## RECORDS TO PROCESS

----

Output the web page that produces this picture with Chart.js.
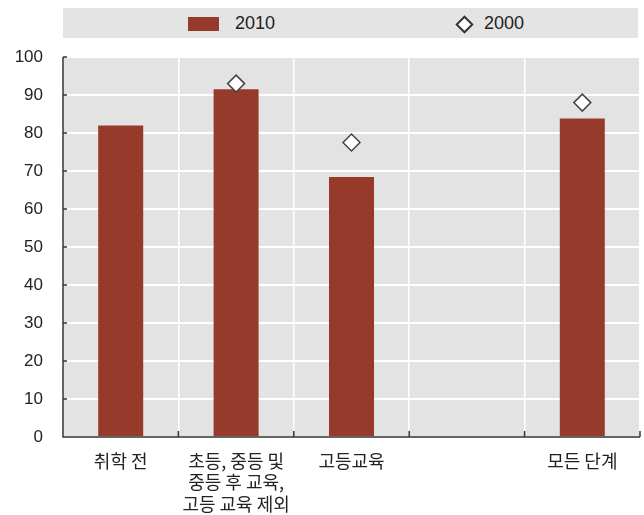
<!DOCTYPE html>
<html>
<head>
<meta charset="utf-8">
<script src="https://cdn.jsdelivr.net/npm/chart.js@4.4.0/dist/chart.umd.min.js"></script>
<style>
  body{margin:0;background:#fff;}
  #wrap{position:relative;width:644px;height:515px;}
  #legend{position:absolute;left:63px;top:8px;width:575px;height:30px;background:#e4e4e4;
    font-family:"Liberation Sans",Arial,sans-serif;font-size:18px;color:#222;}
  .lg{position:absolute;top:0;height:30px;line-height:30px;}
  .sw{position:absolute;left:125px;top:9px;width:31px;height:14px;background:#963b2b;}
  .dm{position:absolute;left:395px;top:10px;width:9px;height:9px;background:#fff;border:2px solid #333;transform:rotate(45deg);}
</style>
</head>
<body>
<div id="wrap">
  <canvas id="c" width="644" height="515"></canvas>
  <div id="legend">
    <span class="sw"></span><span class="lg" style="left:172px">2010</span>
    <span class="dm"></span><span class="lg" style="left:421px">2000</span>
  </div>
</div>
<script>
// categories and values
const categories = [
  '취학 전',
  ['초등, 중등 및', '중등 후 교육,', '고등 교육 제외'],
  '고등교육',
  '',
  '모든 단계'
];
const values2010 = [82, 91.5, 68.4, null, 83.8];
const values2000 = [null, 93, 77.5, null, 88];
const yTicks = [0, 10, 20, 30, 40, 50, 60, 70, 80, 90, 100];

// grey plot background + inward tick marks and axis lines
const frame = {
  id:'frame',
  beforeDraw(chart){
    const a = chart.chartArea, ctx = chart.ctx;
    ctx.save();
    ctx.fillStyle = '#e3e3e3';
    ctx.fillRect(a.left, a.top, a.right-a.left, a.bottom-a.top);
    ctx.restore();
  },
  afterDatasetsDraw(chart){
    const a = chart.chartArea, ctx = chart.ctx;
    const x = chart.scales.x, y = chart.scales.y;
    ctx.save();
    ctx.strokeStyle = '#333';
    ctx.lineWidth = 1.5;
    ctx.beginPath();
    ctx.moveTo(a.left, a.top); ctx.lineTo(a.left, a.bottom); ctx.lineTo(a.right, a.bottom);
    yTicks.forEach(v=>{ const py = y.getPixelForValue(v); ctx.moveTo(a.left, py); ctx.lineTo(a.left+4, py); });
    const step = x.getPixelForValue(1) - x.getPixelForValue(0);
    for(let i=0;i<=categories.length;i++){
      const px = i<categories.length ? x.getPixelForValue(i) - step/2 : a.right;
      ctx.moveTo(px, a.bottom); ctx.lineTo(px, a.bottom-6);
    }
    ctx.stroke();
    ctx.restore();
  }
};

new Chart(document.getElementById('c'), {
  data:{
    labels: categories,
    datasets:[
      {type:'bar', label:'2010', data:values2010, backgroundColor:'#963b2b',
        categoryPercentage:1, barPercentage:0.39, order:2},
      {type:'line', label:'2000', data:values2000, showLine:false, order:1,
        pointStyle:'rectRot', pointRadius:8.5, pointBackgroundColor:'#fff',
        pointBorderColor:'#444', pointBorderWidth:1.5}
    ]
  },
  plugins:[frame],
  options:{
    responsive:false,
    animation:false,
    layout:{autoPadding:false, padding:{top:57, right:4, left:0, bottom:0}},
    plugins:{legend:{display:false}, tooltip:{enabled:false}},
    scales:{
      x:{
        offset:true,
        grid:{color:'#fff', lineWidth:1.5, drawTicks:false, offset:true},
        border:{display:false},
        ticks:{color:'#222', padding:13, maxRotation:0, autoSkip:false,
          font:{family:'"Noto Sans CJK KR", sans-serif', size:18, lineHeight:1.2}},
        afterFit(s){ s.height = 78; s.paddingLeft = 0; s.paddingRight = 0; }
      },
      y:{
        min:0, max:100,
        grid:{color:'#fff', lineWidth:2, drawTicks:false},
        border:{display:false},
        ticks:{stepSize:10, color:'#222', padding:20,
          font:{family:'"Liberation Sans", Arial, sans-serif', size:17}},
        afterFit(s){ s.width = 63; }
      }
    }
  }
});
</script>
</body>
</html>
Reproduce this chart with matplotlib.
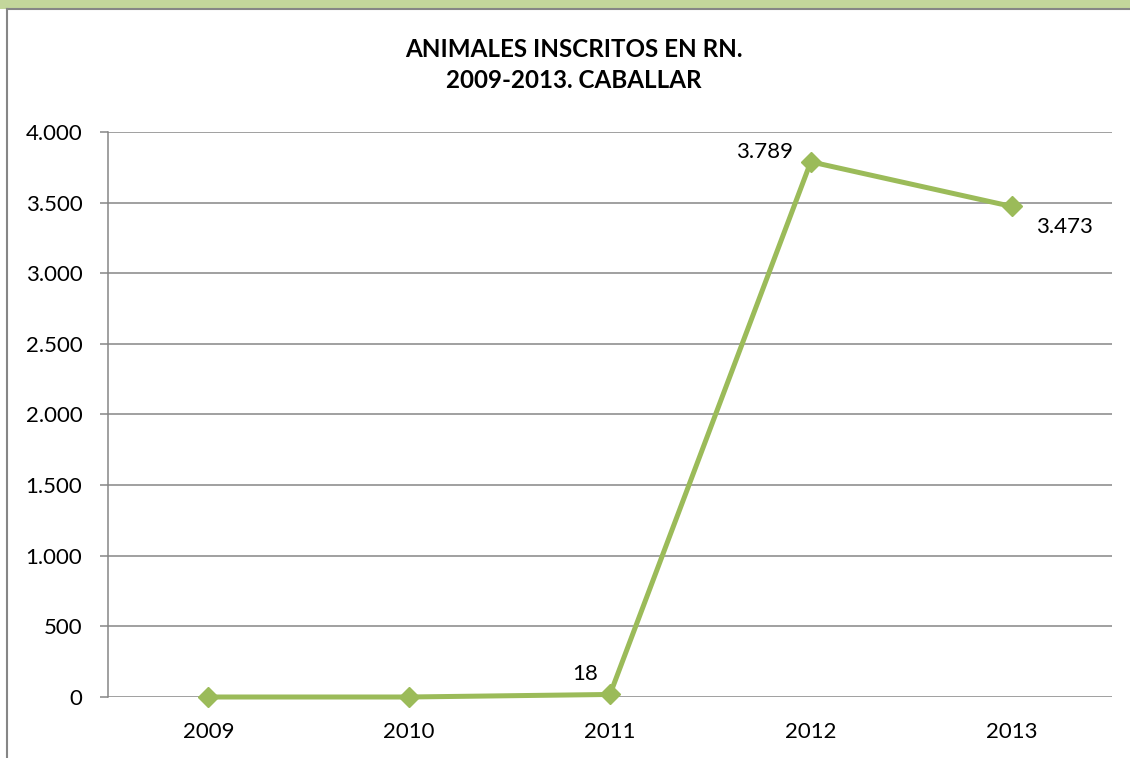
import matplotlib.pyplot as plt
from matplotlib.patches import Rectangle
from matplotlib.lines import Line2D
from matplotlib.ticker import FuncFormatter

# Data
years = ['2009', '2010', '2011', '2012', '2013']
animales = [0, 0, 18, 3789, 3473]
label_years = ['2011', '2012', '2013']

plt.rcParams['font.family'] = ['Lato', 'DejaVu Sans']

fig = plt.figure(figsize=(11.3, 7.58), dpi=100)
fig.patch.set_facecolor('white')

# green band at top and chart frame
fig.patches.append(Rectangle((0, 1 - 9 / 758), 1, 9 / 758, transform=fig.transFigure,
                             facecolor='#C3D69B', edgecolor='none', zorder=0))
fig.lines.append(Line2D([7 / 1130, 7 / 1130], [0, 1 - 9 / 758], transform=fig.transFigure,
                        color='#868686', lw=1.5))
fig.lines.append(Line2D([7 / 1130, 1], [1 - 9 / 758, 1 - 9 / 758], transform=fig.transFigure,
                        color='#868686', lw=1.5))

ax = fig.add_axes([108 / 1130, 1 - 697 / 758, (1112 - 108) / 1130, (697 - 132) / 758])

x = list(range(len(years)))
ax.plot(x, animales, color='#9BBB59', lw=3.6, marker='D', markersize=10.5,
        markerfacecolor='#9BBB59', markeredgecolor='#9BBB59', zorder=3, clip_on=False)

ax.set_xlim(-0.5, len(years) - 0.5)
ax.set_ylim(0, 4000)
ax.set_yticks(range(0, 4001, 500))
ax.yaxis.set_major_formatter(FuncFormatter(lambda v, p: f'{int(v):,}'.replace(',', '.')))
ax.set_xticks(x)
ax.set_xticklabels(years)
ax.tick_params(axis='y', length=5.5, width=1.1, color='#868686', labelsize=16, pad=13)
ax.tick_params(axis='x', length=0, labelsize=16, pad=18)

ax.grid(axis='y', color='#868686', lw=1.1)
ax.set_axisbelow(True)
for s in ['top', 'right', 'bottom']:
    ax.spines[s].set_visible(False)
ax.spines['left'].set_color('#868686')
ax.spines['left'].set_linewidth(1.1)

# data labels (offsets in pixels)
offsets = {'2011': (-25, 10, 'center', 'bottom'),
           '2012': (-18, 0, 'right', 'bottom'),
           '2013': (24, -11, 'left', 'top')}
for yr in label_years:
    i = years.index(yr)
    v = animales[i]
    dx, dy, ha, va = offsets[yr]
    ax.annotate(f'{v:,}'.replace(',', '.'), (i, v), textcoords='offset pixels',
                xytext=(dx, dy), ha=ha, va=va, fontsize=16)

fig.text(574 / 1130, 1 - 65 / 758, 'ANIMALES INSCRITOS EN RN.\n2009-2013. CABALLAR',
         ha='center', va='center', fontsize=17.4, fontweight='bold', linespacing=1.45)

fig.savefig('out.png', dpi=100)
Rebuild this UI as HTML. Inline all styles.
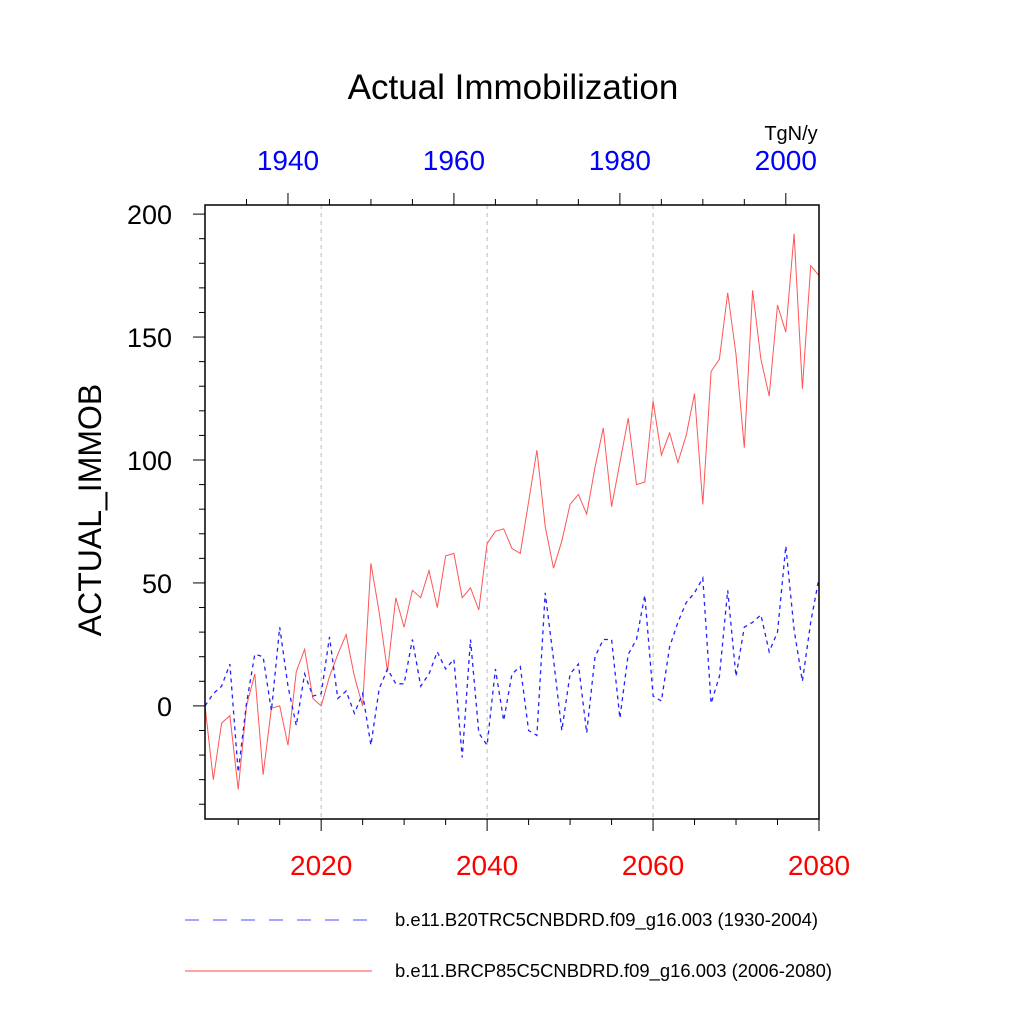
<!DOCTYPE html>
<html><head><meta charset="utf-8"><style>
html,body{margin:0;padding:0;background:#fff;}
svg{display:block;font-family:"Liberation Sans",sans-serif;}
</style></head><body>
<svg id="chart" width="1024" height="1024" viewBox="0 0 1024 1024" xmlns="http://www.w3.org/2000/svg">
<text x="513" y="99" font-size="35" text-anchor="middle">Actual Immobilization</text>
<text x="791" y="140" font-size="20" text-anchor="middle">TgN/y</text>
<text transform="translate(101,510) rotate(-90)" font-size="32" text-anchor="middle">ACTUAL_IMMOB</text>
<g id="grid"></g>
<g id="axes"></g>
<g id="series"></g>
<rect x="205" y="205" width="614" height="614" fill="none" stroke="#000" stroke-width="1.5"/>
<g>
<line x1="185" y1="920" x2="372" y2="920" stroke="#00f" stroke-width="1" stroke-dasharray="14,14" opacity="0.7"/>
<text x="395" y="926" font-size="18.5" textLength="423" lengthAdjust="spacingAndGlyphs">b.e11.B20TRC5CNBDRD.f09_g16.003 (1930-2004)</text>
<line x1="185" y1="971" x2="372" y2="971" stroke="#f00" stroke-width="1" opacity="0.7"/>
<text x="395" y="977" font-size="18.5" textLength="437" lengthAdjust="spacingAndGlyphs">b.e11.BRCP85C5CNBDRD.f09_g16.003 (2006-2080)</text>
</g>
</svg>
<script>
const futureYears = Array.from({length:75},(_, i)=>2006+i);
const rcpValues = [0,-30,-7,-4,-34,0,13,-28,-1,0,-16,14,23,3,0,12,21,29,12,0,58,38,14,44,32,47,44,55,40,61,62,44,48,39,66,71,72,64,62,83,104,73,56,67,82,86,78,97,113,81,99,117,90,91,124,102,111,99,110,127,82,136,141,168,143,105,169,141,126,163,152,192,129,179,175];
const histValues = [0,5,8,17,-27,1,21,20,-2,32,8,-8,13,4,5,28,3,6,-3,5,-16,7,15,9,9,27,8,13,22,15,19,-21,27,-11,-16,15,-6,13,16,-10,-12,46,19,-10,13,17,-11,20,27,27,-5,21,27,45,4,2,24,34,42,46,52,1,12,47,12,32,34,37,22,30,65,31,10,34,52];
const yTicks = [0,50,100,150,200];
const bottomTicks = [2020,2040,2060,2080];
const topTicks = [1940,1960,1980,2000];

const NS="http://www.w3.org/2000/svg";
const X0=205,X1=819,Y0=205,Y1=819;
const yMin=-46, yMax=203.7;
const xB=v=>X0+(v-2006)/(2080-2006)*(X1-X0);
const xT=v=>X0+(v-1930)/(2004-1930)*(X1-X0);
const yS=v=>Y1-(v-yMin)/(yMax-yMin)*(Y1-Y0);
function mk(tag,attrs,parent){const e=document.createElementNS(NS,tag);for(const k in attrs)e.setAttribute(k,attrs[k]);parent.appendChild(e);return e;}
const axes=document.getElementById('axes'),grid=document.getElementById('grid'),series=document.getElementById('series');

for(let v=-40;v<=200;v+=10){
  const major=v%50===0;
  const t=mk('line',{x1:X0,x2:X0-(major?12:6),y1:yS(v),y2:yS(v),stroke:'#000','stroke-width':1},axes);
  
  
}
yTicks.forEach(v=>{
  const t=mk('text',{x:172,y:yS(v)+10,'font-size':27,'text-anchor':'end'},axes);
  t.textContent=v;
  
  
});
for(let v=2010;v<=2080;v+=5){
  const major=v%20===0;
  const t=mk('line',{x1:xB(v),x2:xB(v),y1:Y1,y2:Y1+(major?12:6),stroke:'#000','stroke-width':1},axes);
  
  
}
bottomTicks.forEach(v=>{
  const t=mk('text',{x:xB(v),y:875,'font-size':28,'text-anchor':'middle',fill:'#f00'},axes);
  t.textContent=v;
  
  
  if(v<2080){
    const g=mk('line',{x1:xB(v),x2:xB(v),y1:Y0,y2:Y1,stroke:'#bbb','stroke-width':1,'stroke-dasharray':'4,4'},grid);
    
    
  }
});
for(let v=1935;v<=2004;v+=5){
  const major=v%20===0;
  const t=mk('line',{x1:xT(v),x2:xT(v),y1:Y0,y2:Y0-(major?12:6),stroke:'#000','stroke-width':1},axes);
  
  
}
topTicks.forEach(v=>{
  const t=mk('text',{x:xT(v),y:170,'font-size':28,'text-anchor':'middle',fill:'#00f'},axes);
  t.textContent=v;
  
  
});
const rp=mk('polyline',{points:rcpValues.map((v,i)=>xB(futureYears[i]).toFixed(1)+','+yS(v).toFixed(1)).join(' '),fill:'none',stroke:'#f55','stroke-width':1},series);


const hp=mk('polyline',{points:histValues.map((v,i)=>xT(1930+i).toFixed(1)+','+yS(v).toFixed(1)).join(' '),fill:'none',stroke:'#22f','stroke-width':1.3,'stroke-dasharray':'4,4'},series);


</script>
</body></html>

----

## AIM
Give back exactly the lines from the top of the records to the line containing "80, 90, 100];", both included, and no pictures.

## OUTPUT FOR THIS TASK
Output the web page that produces this picture with Chart.js.
<!DOCTYPE html>
<html>
<head>
<meta charset="utf-8">
<script src="https://cdn.jsdelivr.net/npm/chart.js@4.4.0/dist/chart.umd.min.js"></script>
<style>
  body{margin:0;background:#fff;}
  #wrap{position:relative;width:644px;height:515px;}
  #legend{position:absolute;left:63px;top:8px;width:575px;height:30px;background:#e4e4e4;
    font-family:"Liberation Sans",Arial,sans-serif;font-size:18px;color:#222;}
  .lg{position:absolute;top:0;height:30px;line-height:30px;}
  .sw{position:absolute;left:125px;top:9px;width:31px;height:14px;background:#963b2b;}
  .dm{position:absolute;left:395px;top:10px;width:9px;height:9px;background:#fff;border:2px solid #333;transform:rotate(45deg);}
</style>
</head>
<body>
<div id="wrap">
  <canvas id="c" width="644" height="515"></canvas>
  <div id="legend">
    <span class="sw"></span><span class="lg" style="left:172px">2010</span>
    <span class="dm"></span><span class="lg" style="left:421px">2000</span>
  </div>
</div>
<script>
// categories and values
const categories = [
  '취학 전',
  ['초등, 중등 및', '중등 후 교육,', '고등 교육 제외'],
  '고등교육',
  '',
  '모든 단계'
];
const values2010 = [82, 91.5, 68.4, null, 83.8];
const values2000 = [null, 93, 77.5, null, 88];
const yTicks = [0, 10, 20, 30, 40, 50, 60, 70, 80, 90, 100];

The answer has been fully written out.